My overarching research goal is to discover approaches, techniques, and tools that facilitate the
management of information. In an increasingly data-driven world, the ability to efficiently connect
related information, which may be scattered across different files, software tools, machines, or groups of
people, is becoming a necessary task in many domains. Thus far, my investigations are in the domains of
software engineering, eScience, and software acquisition.
Connecting related information in software engineering: Software Traceability
My dissertation work, Architecture-Centric Traceability for Stakeholders (ACTS), has focused on effectively managing heterogeneous and distributed information in the domain of software engineering. ACTS addresses the multi-faceted software traceability challenges from the economic, technical, and social perspectives using insights from the fields of e-Science, software architecture, and open hypermedia. Insights were also gleaned from a successful traceability project at Wonderware (see abstract). ACTS prospectively captures links as users perform their development tasks (see mp4).
Later, I incorporated the prospective link capture in ACTS with a machine learning technique known as topic modeling to automatically analyze linked information (see ICSE preprint). Our technique enables software engineers to gain a comprehensive view of the software and its related files (e.g., specifications, bug reports, test results, email).
More recently, I have investigated how to use traceability techniques to manage changes across the software lifecycle, including changes to source code and its accompanying documentation. Change management is a challenging task in software development, as numerous heterogeneous artifacts change at different times and changes to one artifact can impact many other artifacts.
Connecting related information in e-Science: Data Provenance
In the domain of eScience, the ability to trace the origin of the data and its connections to the eventual results, referred to as data provenance, is crucial in supporting the repeatability of analyses or experiments. There is a growing need to support data provenance since more and more researchers are using computational resources to collect data, run experiments, and perform scientific analyses.
One way to enable researchers to capture provenance is to provide automated support within a popular analysis tool, such as spreadsheets. Our research group has developed techniques for both capturing changes within a spreadsheet environment (see journal article) and tracking the source of information as it enters the spreadsheet environment (see paper).

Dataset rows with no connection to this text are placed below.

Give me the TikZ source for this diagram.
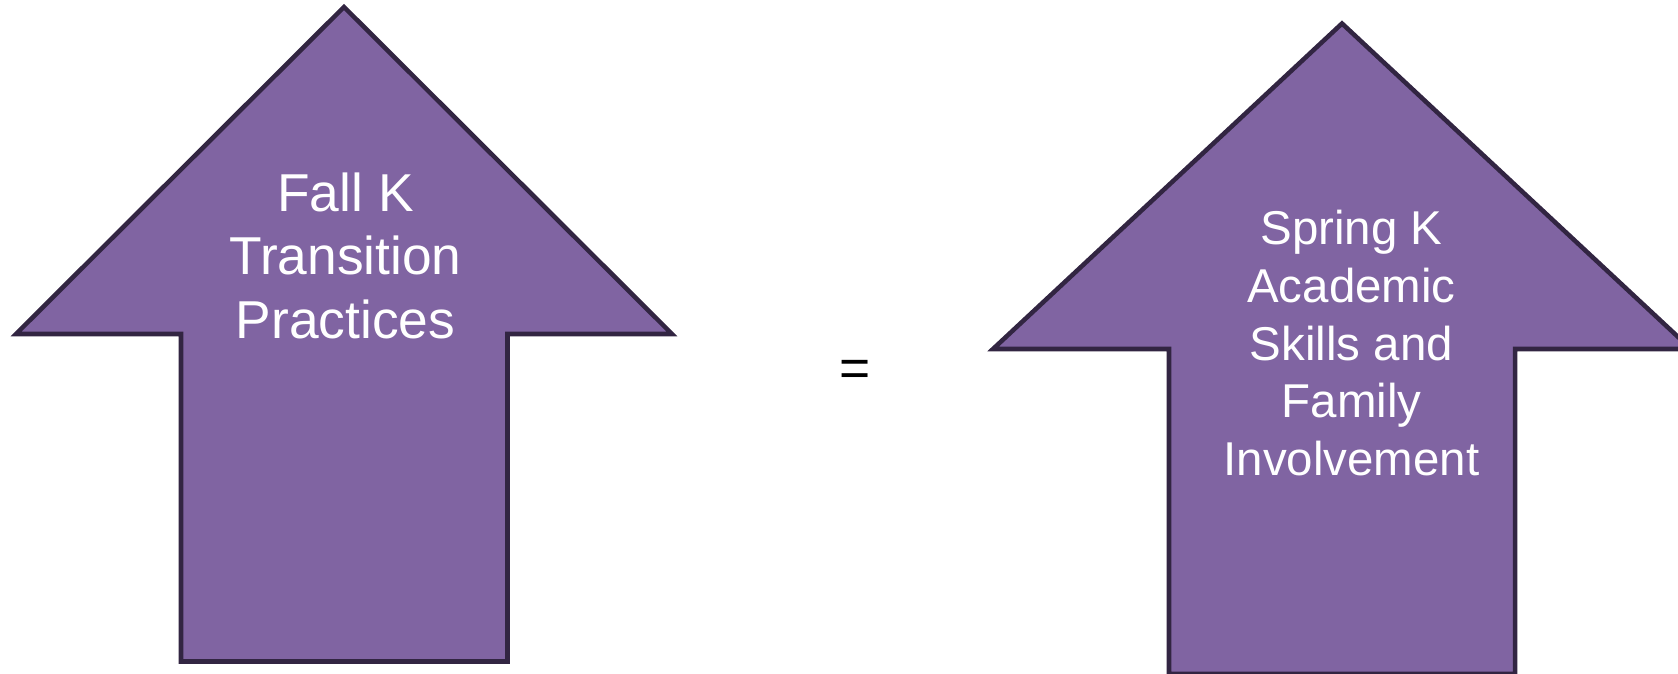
\documentclass[tikz,border=0pt]{standalone}
\usepackage{fontspec}
\setmainfont{Liberation Sans}
\definecolor{arrowfill}{HTML}{8064A2}
\definecolor{arrowline}{HTML}{322542}

\begin{document}
\begin{tikzpicture}[x=0.75pt, y=-0.75pt,
  upshape/.style={fill=arrowfill, draw=arrowline, line width=3.4pt, line join=miter},
  bigtext/.style={text=white, align=center, inner sep=0pt, anchor=north, font=\fontsize{40}{47.6}\selectfont},
  smalltext/.style={text=white, align=center, inner sep=0pt, anchor=north, font=\fontsize{35.6}{43.3}\selectfont}]
\useasboundingbox (0,0) rectangle (1678,674);
\clip (0,0) rectangle (1678,674);

\draw[upshape] (344,7) -- (672,334) -- (507.5,334) -- (507.5,661.5) -- (181,661.5) -- (181,334) -- (16,334) -- cycle;
\draw[upshape] (1342,23.5) -- (1691,349) -- (1515,349) -- (1515,674) -- (1169,674) -- (1169,349) -- (993,349) -- cycle;

\node[bigtext] (fall) at (345.5,172.5) {Fall K\\Transition\\Practices};
\node[smalltext] (spring) at (1351.5,210) {Spring K\\Academic\\Skills and\\Family\\Involvement};
\node[font=\fontsize{40}{47}\selectfont, inner sep=0pt] (equals) at (855.5,373) {=};
\end{tikzpicture}
\end{document}
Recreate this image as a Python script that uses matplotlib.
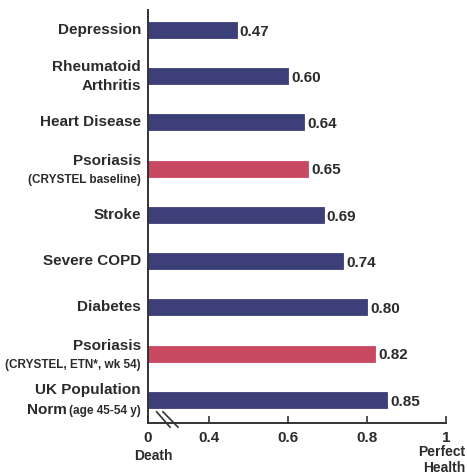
import matplotlib
matplotlib.use("Agg")
import matplotlib.pyplot as plt
from matplotlib.transforms import blended_transform_factory, offset_copy

plt.rcParams['font.family'] = ['Liberation Sans', 'DejaVu Sans']
plt.rcParams['font.weight'] = 'bold'

# health state utility scores, top to bottom
names = ["Depression", "Rheumatoid\nArthritis", "Heart Disease", "Psoriasis",
         "Stroke", "Severe COPD", "Diabetes", "Psoriasis", "UK Population\nNorm"]
notes = ["", "", "", "(CRYSTEL baseline)", "", "", "",
         "(CRYSTEL, ETN*, wk 54)", "(age 45-54 y)"]
scores = [0.47, 0.60, 0.64, 0.65, 0.69, 0.74, 0.80, 0.82, 0.85]
is_psoriasis = [False, False, False, True, False, False, False, True, False]
tick_vals = [0.4, 0.6, 0.8, 1.0]
tick_text = ["0.4", "0.6", "0.8", "1"]

navy = "#3c3f78"
red = "#c94862"
ink = "#2b2b2b"

# axis is broken: the "0" sits where 0.2456 would be on the linear scale
x0 = 0.2456

fig = plt.figure(figsize=(4.67, 4.76), dpi=100)
ax = fig.add_axes([148 / 467, 1 - 423 / 476, (446 - 148) / 467, 413 / 476])

ys = list(range(len(scores)))
cols = [red if p else navy for p in is_psoriasis]
ax.barh(ys, [s - x0 for s in scores], left=x0, height=0.35, color=cols,
        edgecolor=cols, linewidth=0.6)

for y, s in zip(ys, scores):
    ax.text(s + 0.008, y + 0.04, f"{s:.2f}", va="center", ha="left",
            fontsize=11, color=ink, fontweight="bold")

ax.set_xlim(x0, 1.0)
ax.set_ylim(8.5, -0.43)
ax.set_xticks([x0] + tick_vals)
ax.set_xticklabels(["0"] + tick_text, fontsize=11, color=ink, fontweight="bold")
ax.tick_params(axis="x", direction="in", length=5, width=1.2, color="#333333", pad=6)
ax.set_yticks([])
for sp in ["top", "right"]:
    ax.spines[sp].set_visible(False)
for sp in ["left", "bottom"]:
    ax.spines[sp].set_color("#333333")
    ax.spines[sp].set_linewidth(1.4)

# break marks on the x axis
xt = ax.get_xaxis_transform()
for a, b in [(0.2676, 0.3013), (0.2835, 0.3215)]:
    ax.plot([a, b], [0.027, -0.01], color="#333333", lw=1.2, transform=xt, clip_on=False)

# category labels, big name with optional small note
fig.canvas.draw()
renderer = fig.canvas.get_renderer()
lab_tr = offset_copy(blended_transform_factory(ax.transAxes, ax.transData),
                     fig=fig, x=-7, y=0, units="dots")
for y, n, note in zip(ys, names, notes):
    if note and "\n" in n:
        # note sits on the same line as the last word
        first, last = n.split("\n")
        t = ax.text(0, y + 0.23, note, transform=lab_tr, ha="right", va="center",
                    fontsize=8.5, color=ink, fontweight="bold")
        w = t.get_window_extent(renderer).width
        tr2 = offset_copy(blended_transform_factory(ax.transAxes, ax.transData),
                          fig=fig, x=-7 - w - 2, y=0, units="dots")
        ax.text(0, y + 0.21, last, transform=tr2, ha="right", va="center",
                fontsize=11, color=ink, fontweight="bold")
        ax.text(0, y - 0.22, first, transform=lab_tr, ha="right", va="center",
                fontsize=11, color=ink, fontweight="bold")
    elif note:
        ax.text(0, y - 0.17, n, transform=lab_tr, ha="right", va="center",
                fontsize=11, color=ink, fontweight="bold")
        ax.text(0, y + 0.24, note, transform=lab_tr, ha="right", va="center",
                fontsize=8.5, color=ink, fontweight="bold")
    else:
        ax.text(0, y, n, transform=lab_tr, ha="right", va="center",
                fontsize=11, color=ink, fontweight="bold", linespacing=1.45)

fig.text(153 / 467, 1 - 456 / 476, "Death", ha="center", va="center",
         fontsize=10, color=ink, fontweight="bold")
fig.text(465 / 467, 1 - 460 / 476, "Perfect\nHealth", ha="right", va="center",
         fontsize=10, color=ink, fontweight="bold", multialignment="right",
         linespacing=1.15)

fig.savefig("out.png", dpi=100)
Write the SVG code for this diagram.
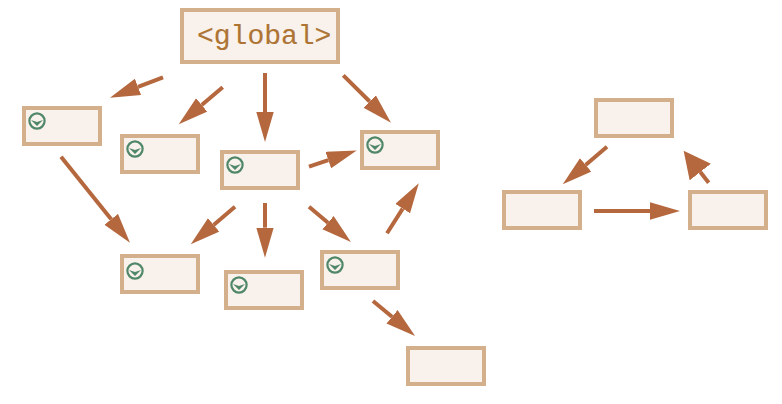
<svg xmlns="http://www.w3.org/2000/svg" width="782" height="404" viewBox="0 0 782 404">
<style>
.box{fill:#f9f2ec;stroke:#d3b08b;stroke-width:4}
.c{fill:none;stroke:#b5673e;stroke-width:4;marker-end:url(#ah)}
.lbl{font-family:"Liberation Mono","DejaVu Sans Mono",monospace;font-size:28px;fill:#ad7434;stroke:#ad7434;stroke-width:0.15}
</style>
<defs>
<marker id="ah" markerUnits="userSpaceOnUse" markerWidth="32" markerHeight="18" refX="0" refY="8.7" orient="auto"><path d="M0,0L30,8.7L0,17.4z" fill="#b5673e"/></marker>
<marker id="ah2" markerUnits="userSpaceOnUse" markerWidth="28" markerHeight="28" refX="0" refY="13.5" orient="auto"><path d="M0,0L27,13.5L0,27z" fill="#b5673e"/></marker>
<g id="ic"><circle r="7.6" fill="none" stroke="#4f8768" stroke-width="2.2"/><path d="M-6,-1L0,1L6,-1L0,5z" fill="#4f8768"/></g>
</defs>
<g id="connectors">
<path class="c" d="M163,77.3L138,86.9"/>
<path class="c" d="M222.7,87.3L201.7,105"/>
<path class="c" d="M265,73V112"/>
<path class="c" d="M343.3,75.3L369.7,101.5"/>
<path class="c" d="M309,166.7L328.3,160.1"/>
<path class="c" d="M61,156.7L111.2,219.3"/>
<path class="c" d="M235,206.7L213.6,224.9"/>
<path class="c" d="M265,203V227.7"/>
<path class="c" d="M309,206.7L328,222.7"/>
<path class="c" d="M387,233.3L402.7,208.6"/>
<path class="c" d="M373,301L392,316.8"/>
<path class="c" d="M607,146.7L585.6,164.9"/>
<path class="c" d="M594,211H650"/>
<path class="c" style="marker-end:url(#ah2)" d="M708.7,182.7L700.3,172"/>
</g>
<g id="global"><rect class="box" x="182" y="10" width="156" height="52"/><text class="lbl" x="197" y="44">&lt;global&gt;</text></g>
<g id="n1"><rect class="box" x="24" y="108" width="76" height="36"/><use href="#ic" x="37" y="121"/></g>
<g id="n2"><rect class="box" x="122" y="136" width="76" height="36"/><use href="#ic" x="135" y="149"/></g>
<g id="n3"><rect class="box" x="222" y="152" width="76" height="36"/><use href="#ic" x="235" y="165"/></g>
<g id="n4"><rect class="box" x="362" y="132" width="76" height="36"/><use href="#ic" x="375" y="145"/></g>
<g id="n5"><rect class="box" x="122" y="256" width="76" height="36"/><use href="#ic" x="135" y="271"/></g>
<g id="n6"><rect class="box" x="226" y="272" width="76" height="36"/><use href="#ic" x="239" y="285"/></g>
<g id="n7"><rect class="box" x="322" y="252" width="76" height="36"/><use href="#ic" x="335" y="265"/></g>
<g id="n8"><rect class="box" x="408" y="348" width="76" height="36"/></g>
<g id="r1"><rect class="box" x="596" y="100" width="76" height="36"/></g>
<g id="r2"><rect class="box" x="504" y="192" width="76" height="36"/></g>
<g id="r3"><rect class="box" x="690" y="192" width="76" height="36"/></g>
</svg>
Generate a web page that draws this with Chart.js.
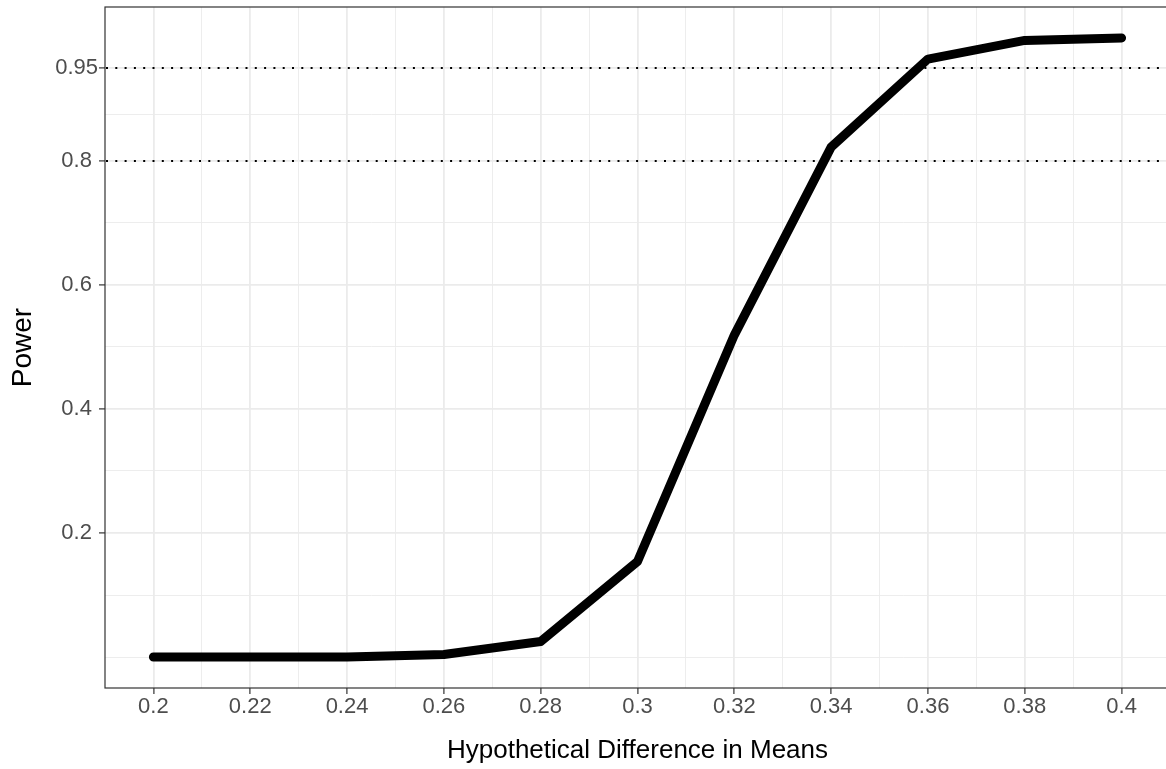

In collaboration with researchers at the Lawrence Livermore National Laboratory, we have also examined ways to increase the accessibility of experiment files (see paper and conference presentation by an undergraduate student). Most recently, we have investigated ways to recover provenance for experiments or analyses that occured in the past (see paper).
Connecting related information in software acquisition: License Analysis
In the domain of software acquisition, I investigated the tracing of software license conflicts in heterogeneously composed software systems, in collaboration with Dr. Alspaugh and Dr. Scacchi at UC Irvine (see abstract). To support automated license analysis, we formally describe licenses and open architecture (OA) systems. We then linked the components in the architecture to their corresponding license information. As we traverse the architectural graph, we can automatically detect conflicting rights and obligations between the licenses in a system.